Buka konten ini
JAKARTA (BP) – Ada banyak contoh yang membuat AS tak akan menang melawan Tiongkok, yang memiliki cadangan devisa 16 kali lebih banyak dari yang dimiliki AS.
Tiongkok menghimpun 3,2 triliun dolar AS, sedangkan Amerika hanya 243 miliar dolar AS.
Banyak produk-produk unggulan Tiongkok yang justru pasar terbesarnya bukan AS, contohnya laptop dan ponsel.
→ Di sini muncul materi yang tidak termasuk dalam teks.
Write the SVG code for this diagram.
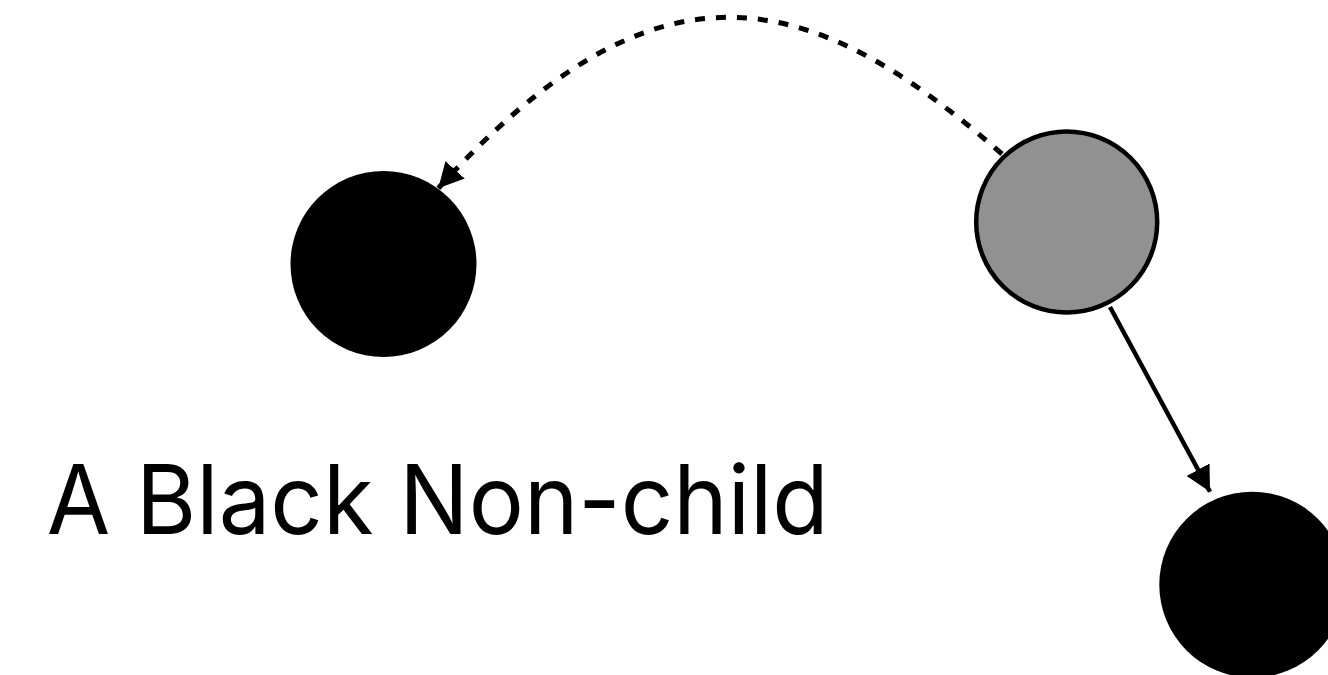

Tiongkok adalah pemasok utama laptop dan ponsel untuk India, Amerika Latin, dan Afrika. Sebaliknya Tiongkok adalah pasar utama untuk produk yang dihasilkan perusahaan-perusahaan AS, termasuk Apple yang memproduksi iPhone dan Boeing yang memasok pesawat komersial ke seluruh dunia.
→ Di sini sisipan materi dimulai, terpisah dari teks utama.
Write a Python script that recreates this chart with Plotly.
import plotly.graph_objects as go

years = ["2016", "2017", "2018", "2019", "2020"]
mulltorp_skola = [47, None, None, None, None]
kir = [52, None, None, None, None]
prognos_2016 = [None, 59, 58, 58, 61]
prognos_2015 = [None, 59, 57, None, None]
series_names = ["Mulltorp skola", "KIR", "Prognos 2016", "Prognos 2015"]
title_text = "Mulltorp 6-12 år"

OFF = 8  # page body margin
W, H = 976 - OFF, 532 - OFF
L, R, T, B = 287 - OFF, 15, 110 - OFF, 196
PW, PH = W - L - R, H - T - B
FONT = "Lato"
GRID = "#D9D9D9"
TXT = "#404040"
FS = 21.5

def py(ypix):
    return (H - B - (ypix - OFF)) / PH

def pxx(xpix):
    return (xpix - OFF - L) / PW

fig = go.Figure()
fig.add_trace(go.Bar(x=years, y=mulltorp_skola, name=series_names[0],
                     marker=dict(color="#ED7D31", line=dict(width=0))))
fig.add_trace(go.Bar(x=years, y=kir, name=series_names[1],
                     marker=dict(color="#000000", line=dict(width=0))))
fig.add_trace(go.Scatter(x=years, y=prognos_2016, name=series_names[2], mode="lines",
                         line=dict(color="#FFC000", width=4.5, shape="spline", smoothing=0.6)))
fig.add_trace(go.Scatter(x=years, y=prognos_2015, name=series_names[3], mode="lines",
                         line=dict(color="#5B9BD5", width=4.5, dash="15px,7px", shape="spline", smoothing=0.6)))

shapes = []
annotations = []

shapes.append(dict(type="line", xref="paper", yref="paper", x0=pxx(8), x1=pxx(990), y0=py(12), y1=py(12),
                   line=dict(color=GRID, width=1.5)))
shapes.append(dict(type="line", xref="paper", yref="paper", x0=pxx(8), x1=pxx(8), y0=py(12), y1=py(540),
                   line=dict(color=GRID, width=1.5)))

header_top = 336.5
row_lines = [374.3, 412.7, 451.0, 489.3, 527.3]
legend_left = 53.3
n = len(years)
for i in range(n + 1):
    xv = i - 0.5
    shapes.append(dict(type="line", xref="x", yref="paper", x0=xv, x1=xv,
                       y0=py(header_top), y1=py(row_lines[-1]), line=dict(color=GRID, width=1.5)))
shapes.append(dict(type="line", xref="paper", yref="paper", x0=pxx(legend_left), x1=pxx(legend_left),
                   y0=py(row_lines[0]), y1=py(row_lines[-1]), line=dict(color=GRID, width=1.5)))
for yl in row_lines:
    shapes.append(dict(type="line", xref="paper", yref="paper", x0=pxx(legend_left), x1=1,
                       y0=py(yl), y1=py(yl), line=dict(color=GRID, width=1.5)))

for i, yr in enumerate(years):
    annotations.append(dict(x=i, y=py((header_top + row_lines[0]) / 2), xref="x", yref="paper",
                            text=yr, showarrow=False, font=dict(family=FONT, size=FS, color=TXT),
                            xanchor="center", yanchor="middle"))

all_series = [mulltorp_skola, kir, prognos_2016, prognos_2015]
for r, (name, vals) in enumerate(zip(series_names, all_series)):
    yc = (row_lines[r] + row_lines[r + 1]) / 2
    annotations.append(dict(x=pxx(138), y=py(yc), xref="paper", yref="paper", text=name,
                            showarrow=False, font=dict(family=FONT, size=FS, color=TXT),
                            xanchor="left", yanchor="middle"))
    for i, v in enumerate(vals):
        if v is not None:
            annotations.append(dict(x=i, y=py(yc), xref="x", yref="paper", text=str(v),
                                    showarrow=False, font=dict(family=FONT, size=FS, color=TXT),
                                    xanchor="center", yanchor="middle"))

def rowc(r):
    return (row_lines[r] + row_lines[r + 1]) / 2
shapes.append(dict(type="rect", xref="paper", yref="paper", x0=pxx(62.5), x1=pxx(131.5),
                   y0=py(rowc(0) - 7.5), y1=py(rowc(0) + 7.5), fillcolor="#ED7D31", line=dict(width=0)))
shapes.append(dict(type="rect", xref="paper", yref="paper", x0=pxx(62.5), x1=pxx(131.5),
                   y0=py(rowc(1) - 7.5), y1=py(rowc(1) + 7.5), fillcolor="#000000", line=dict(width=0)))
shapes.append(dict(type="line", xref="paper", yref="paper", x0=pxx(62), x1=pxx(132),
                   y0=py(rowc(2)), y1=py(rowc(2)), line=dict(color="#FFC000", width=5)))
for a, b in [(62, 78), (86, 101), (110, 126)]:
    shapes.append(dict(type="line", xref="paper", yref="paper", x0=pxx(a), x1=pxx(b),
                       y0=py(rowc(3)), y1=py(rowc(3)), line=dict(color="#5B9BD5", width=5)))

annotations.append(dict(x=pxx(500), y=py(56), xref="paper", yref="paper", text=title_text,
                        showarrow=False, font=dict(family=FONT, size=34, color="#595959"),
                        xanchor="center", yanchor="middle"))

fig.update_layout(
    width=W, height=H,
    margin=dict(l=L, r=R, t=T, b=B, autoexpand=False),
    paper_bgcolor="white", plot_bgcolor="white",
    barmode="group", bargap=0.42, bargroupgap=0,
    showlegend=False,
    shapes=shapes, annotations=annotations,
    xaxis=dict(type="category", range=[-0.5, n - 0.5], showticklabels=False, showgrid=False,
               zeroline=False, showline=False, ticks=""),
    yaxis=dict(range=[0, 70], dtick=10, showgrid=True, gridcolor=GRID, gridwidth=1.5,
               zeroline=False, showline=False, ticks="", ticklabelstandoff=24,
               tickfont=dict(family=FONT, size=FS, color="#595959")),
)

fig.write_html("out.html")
Hingga September 2024, Tiongkok menyumbangkan 17 persen dari total pendapatan Apple. Tiongkok juga pembeli besar pesawat Boeing yang menampung 150.000 pekerja AS. Nilai kontraknya mencapai 1 triliun dolar AS.
Bayangkan jika Tiongkok tiba-tiba mengalihkan perhatian kepada Airbus, sebagai eskalasi dari perang dagang dengan Amerika.
Bayangkan pula jika Tiongkok mengalihkan perhatian kepada Mercedes, BMW, atau Lexus, ketimbang kepada Ford atau produk-produk otomotif AS lainnya.
Skenario itu sangat mungkin terjadi mengingat Eropa sudah sangat fobia terhadap Trump, termasuk akibat caranya dalam memperlakukan Ukraina.
Mantan presiden Prancis, Francois Hollande menyebut Trump sudah bukan lagi sekutu Eropa, sedangkan Kepala kebijakan Luar Negeri Uni Eropa, Kaja Kallas, menyatakan dunia Barat membutuhkan pemimpin baru, karena Trump sudah tak bisa diandalkan.
Oleh karena itu, menarik untuk diikuti apakah perang dagang yang dilancarkan tanpa pandang bulu oleh Trump itu akan membuat “America Great Again” seperti dia semburkan, atau justru membuat mereka yang diperangi AS, termasuk Tiongkok, malah aktif berkolaborasi dalam menangkal kebijakan perdagangan sepihak ala Donald Trump.
Tiongkok sendiri, seperti diutarakan Perdana Menteri Li Qiang pada 3 Maret, menawarkan kebijakan yang lebih terbuka dan multilateralistis kepada dunia. Ini jelas antitesis dari pendekatan yang diadopsi Trump.
Pertanyaannya, apakah formula Trump atau formula Tiongkok yang menang?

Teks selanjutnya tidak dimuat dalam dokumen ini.